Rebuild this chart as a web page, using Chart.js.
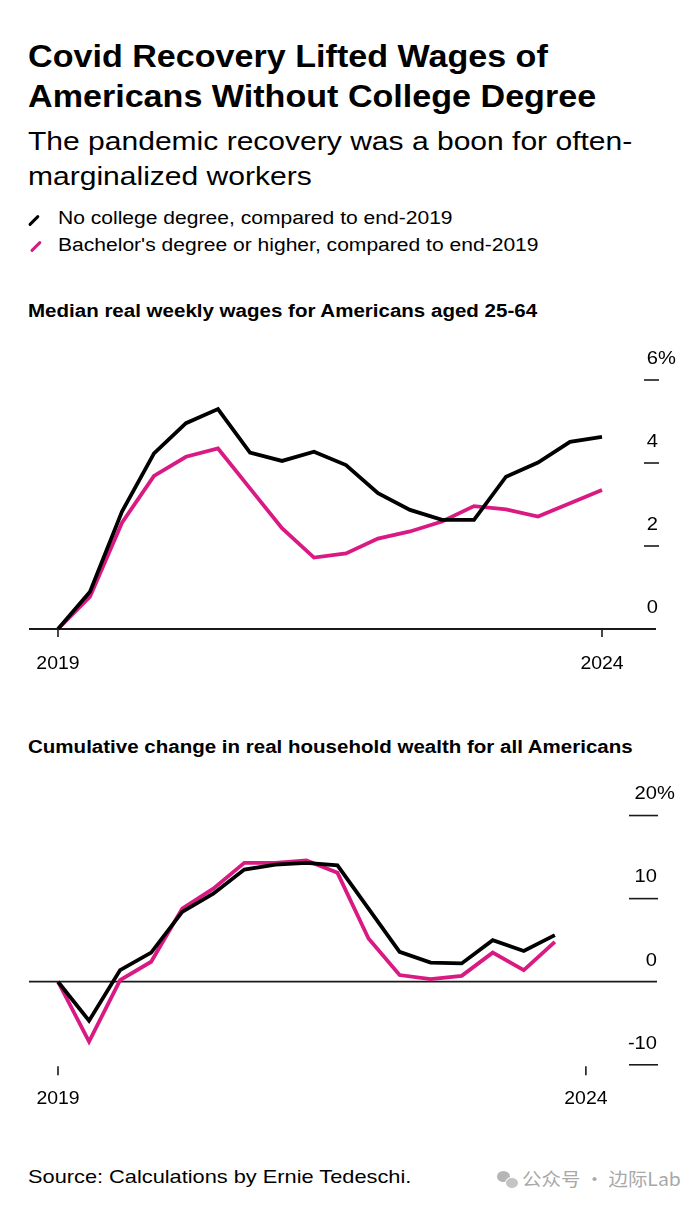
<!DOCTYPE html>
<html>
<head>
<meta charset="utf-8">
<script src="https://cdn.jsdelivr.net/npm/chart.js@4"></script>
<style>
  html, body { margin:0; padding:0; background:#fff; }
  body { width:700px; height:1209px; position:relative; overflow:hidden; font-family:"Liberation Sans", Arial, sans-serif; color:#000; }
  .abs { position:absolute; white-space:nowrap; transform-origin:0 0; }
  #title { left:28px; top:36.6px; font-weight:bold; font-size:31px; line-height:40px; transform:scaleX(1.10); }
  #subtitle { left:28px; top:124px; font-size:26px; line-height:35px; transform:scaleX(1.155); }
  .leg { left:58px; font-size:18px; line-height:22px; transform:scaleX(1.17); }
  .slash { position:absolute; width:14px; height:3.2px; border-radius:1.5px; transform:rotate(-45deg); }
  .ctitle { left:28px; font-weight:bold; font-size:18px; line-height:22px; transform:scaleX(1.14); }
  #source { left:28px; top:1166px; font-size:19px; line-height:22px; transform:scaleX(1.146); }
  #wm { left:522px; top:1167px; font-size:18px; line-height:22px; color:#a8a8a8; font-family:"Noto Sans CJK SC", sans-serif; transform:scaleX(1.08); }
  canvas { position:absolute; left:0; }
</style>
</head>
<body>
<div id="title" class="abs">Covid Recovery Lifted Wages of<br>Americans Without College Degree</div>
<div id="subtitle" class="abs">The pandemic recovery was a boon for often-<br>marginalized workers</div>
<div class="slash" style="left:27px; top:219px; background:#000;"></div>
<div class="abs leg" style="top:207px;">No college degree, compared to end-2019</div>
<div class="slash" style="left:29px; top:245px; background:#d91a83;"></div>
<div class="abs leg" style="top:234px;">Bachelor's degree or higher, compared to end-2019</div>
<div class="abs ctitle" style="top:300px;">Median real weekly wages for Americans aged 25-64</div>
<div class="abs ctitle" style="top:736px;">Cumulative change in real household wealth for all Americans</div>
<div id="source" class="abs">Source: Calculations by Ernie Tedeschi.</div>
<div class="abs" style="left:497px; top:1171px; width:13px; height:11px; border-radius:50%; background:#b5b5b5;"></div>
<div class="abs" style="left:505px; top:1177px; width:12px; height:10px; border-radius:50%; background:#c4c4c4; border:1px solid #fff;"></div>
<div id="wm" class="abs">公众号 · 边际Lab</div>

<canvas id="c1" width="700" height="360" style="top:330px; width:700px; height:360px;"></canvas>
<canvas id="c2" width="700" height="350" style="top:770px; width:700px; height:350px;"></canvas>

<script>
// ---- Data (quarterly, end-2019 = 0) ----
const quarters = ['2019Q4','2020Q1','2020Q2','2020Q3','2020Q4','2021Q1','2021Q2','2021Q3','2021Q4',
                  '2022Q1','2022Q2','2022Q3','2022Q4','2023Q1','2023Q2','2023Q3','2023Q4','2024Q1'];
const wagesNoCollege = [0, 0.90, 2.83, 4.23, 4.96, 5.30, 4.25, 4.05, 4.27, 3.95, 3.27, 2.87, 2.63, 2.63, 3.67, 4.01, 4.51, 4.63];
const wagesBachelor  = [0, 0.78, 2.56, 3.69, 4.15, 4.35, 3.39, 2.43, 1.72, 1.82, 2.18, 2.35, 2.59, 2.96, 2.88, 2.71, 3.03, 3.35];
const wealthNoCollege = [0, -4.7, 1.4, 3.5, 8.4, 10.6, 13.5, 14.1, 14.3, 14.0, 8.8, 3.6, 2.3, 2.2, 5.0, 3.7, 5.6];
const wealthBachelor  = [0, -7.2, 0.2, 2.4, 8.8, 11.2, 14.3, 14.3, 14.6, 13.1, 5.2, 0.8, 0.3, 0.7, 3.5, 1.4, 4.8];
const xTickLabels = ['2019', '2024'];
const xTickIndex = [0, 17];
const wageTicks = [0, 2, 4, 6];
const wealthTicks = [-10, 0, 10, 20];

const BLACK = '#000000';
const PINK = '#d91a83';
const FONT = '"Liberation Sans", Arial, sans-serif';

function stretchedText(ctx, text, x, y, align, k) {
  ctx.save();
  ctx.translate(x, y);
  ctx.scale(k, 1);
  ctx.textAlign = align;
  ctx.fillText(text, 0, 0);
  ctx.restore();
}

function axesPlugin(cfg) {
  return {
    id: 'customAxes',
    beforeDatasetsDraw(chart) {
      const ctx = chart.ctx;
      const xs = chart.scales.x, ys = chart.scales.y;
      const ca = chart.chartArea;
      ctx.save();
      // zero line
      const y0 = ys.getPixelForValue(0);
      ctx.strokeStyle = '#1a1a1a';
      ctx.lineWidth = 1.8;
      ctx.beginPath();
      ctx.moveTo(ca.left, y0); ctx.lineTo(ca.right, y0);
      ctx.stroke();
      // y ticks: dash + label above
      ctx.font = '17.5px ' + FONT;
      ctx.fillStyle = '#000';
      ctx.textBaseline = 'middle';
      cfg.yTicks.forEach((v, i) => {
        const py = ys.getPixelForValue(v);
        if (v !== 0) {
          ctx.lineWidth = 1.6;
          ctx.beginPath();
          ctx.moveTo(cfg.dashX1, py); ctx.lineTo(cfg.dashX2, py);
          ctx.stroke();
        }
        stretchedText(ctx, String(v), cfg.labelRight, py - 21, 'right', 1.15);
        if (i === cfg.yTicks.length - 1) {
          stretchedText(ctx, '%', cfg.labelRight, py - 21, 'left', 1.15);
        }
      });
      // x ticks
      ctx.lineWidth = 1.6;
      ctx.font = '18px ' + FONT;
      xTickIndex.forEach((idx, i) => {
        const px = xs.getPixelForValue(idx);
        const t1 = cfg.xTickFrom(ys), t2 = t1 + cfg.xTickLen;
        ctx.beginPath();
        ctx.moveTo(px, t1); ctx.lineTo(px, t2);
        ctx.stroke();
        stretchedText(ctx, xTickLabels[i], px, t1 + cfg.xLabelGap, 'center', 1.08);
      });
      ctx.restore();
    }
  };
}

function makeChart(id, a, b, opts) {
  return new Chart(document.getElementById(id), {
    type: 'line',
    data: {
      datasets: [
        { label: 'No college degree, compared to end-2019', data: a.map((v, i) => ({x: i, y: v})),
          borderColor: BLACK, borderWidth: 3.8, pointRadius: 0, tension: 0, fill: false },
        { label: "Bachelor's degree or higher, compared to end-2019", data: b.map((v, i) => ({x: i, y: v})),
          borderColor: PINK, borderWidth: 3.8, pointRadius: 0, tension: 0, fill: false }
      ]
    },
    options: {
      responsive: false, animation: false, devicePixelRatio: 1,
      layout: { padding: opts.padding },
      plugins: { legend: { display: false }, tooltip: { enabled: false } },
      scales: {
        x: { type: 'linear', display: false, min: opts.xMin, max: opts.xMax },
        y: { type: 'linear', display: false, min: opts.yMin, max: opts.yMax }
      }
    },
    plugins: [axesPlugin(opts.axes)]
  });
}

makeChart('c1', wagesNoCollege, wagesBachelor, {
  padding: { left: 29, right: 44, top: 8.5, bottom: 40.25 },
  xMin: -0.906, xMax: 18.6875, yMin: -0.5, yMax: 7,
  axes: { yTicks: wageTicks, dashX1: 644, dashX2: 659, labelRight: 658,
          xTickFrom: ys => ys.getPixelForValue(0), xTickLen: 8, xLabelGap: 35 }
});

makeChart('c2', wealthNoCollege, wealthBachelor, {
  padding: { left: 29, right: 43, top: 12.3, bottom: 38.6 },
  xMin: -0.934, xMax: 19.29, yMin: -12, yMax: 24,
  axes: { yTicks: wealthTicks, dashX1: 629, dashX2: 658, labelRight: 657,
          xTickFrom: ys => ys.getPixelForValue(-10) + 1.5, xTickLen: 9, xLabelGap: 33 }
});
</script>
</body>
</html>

■ **INSTRUCTION**
Take the data above and repeat it exactly, leaving each picture out.

■ **WORKED ANSWER**
Rebuild this chart as a web page, using Chart.js.
<!DOCTYPE html>
<html>
<head>
<meta charset="utf-8">
<script src="https://cdn.jsdelivr.net/npm/chart.js@4"></script>
<style>
  html, body { margin:0; padding:0; background:#fff; }
  body { width:700px; height:1209px; position:relative; overflow:hidden; font-family:"Liberation Sans", Arial, sans-serif; color:#000; }
  .abs { position:absolute; white-space:nowrap; transform-origin:0 0; }
  #title { left:28px; top:36.6px; font-weight:bold; font-size:31px; line-height:40px; transform:scaleX(1.10); }
  #subtitle { left:28px; top:124px; font-size:26px; line-height:35px; transform:scaleX(1.155); }
  .leg { left:58px; font-size:18px; line-height:22px; transform:scaleX(1.17); }
  .slash { position:absolute; width:14px; height:3.2px; border-radius:1.5px; transform:rotate(-45deg); }
  .ctitle { left:28px; font-weight:bold; font-size:18px; line-height:22px; transform:scaleX(1.14); }
  #source { left:28px; top:1166px; font-size:19px; line-height:22px; transform:scaleX(1.146); }
  #wm { left:522px; top:1167px; font-size:18px; line-height:22px; color:#a8a8a8; font-family:"Noto Sans CJK SC", sans-serif; transform:scaleX(1.08); }
  canvas { position:absolute; left:0; }
</style>
</head>
<body>
<div id="title" class="abs">Covid Recovery Lifted Wages of<br>Americans Without College Degree</div>
<div id="subtitle" class="abs">The pandemic recovery was a boon for often-<br>marginalized workers</div>
<div class="slash" style="left:27px; top:219px; background:#000;"></div>
<div class="abs leg" style="top:207px;">No college degree, compared to end-2019</div>
<div class="slash" style="left:29px; top:245px; background:#d91a83;"></div>
<div class="abs leg" style="top:234px;">Bachelor's degree or higher, compared to end-2019</div>
<div class="abs ctitle" style="top:300px;">Median real weekly wages for Americans aged 25-64</div>
<div class="abs ctitle" style="top:736px;">Cumulative change in real household wealth for all Americans</div>
<div id="source" class="abs">Source: Calculations by Ernie Tedeschi.</div>
<div class="abs" style="left:497px; top:1171px; width:13px; height:11px; border-radius:50%; background:#b5b5b5;"></div>
<div class="abs" style="left:505px; top:1177px; width:12px; height:10px; border-radius:50%; background:#c4c4c4; border:1px solid #fff;"></div>
<div id="wm" class="abs">公众号 · 边际Lab</div>

<canvas id="c1" width="700" height="360" style="top:330px; width:700px; height:360px;"></canvas>
<canvas id="c2" width="700" height="350" style="top:770px; width:700px; height:350px;"></canvas>

<script>
// ---- Data (quarterly, end-2019 = 0) ----
const quarters = ['2019Q4','2020Q1','2020Q2','2020Q3','2020Q4','2021Q1','2021Q2','2021Q3','2021Q4',
                  '2022Q1','2022Q2','2022Q3','2022Q4','2023Q1','2023Q2','2023Q3','2023Q4','2024Q1'];
const wagesNoCollege = [0, 0.90, 2.83, 4.23, 4.96, 5.30, 4.25, 4.05, 4.27, 3.95, 3.27, 2.87, 2.63, 2.63, 3.67, 4.01, 4.51, 4.63];
const wagesBachelor  = [0, 0.78, 2.56, 3.69, 4.15, 4.35, 3.39, 2.43, 1.72, 1.82, 2.18, 2.35, 2.59, 2.96, 2.88, 2.71, 3.03, 3.35];
const wealthNoCollege = [0, -4.7, 1.4, 3.5, 8.4, 10.6, 13.5, 14.1, 14.3, 14.0, 8.8, 3.6, 2.3, 2.2, 5.0, 3.7, 5.6];
const wealthBachelor  = [0, -7.2, 0.2, 2.4, 8.8, 11.2, 14.3, 14.3, 14.6, 13.1, 5.2, 0.8, 0.3, 0.7, 3.5, 1.4, 4.8];
const xTickLabels = ['2019', '2024'];
const xTickIndex = [0, 17];
const wageTicks = [0, 2, 4, 6];
const wealthTicks = [-10, 0, 10, 20];

const BLACK = '#000000';
const PINK = '#d91a83';
const FONT = '"Liberation Sans", Arial, sans-serif';

function stretchedText(ctx, text, x, y, align, k) {
  ctx.save();
  ctx.translate(x, y);
  ctx.scale(k, 1);
  ctx.textAlign = align;
  ctx.fillText(text, 0, 0);
  ctx.restore();
}

function axesPlugin(cfg) {
  return {
    id: 'customAxes',
    beforeDatasetsDraw(chart) {
      const ctx = chart.ctx;
      const xs = chart.scales.x, ys = chart.scales.y;
      const ca = chart.chartArea;
      ctx.save();
      // zero line
      const y0 = ys.getPixelForValue(0);
      ctx.strokeStyle = '#1a1a1a';
      ctx.lineWidth = 1.8;
      ctx.beginPath();
      ctx.moveTo(ca.left, y0); ctx.lineTo(ca.right, y0);
      ctx.stroke();
      // y ticks: dash + label above
      ctx.font = '17.5px ' + FONT;
      ctx.fillStyle = '#000';
      ctx.textBaseline = 'middle';
      cfg.yTicks.forEach((v, i) => {
        const py = ys.getPixelForValue(v);
        if (v !== 0) {
          ctx.lineWidth = 1.6;
          ctx.beginPath();
          ctx.moveTo(cfg.dashX1, py); ctx.lineTo(cfg.dashX2, py);
          ctx.stroke();
        }
        stretchedText(ctx, String(v), cfg.labelRight, py - 21, 'right', 1.15);
        if (i === cfg.yTicks.length - 1) {
          stretchedText(ctx, '%', cfg.labelRight, py - 21, 'left', 1.15);
        }
      });
      // x ticks
      ctx.lineWidth = 1.6;
      ctx.font = '18px ' + FONT;
      xTickIndex.forEach((idx, i) => {
        const px = xs.getPixelForValue(idx);
        const t1 = cfg.xTickFrom(ys), t2 = t1 + cfg.xTickLen;
        ctx.beginPath();
        ctx.moveTo(px, t1); ctx.lineTo(px, t2);
        ctx.stroke();
        stretchedText(ctx, xTickLabels[i], px, t1 + cfg.xLabelGap, 'center', 1.08);
      });
      ctx.restore();
    }
  };
}

function makeChart(id, a, b, opts) {
  return new Chart(document.getElementById(id), {
    type: 'line',
    data: {
      datasets: [
        { label: 'No college degree, compared to end-2019', data: a.map((v, i) => ({x: i, y: v})),
          borderColor: BLACK, borderWidth: 3.8, pointRadius: 0, tension: 0, fill: false },
        { label: "Bachelor's degree or higher, compared to end-2019", data: b.map((v, i) => ({x: i, y: v})),
          borderColor: PINK, borderWidth: 3.8, pointRadius: 0, tension: 0, fill: false }
      ]
    },
    options: {
      responsive: false, animation: false, devicePixelRatio: 1,
      layout: { padding: opts.padding },
      plugins: { legend: { display: false }, tooltip: { enabled: false } },
      scales: {
        x: { type: 'linear', display: false, min: opts.xMin, max: opts.xMax },
        y: { type: 'linear', display: false, min: opts.yMin, max: opts.yMax }
      }
    },
    plugins: [axesPlugin(opts.axes)]
  });
}

makeChart('c1', wagesNoCollege, wagesBachelor, {
  padding: { left: 29, right: 44, top: 8.5, bottom: 40.25 },
  xMin: -0.906, xMax: 18.6875, yMin: -0.5, yMax: 7,
  axes: { yTicks: wageTicks, dashX1: 644, dashX2: 659, labelRight: 658,
          xTickFrom: ys => ys.getPixelForValue(0), xTickLen: 8, xLabelGap: 35 }
});

makeChart('c2', wealthNoCollege, wealthBachelor, {
  padding: { left: 29, right: 43, top: 12.3, bottom: 38.6 },
  xMin: -0.934, xMax: 19.29, yMin: -12, yMax: 24,
  axes: { yTicks: wealthTicks, dashX1: 629, dashX2: 658, labelRight: 657,
          xTickFrom: ys => ys.getPixelForValue(-10) + 1.5, xTickLen: 9, xLabelGap: 33 }
});
</script>
</body>
</html>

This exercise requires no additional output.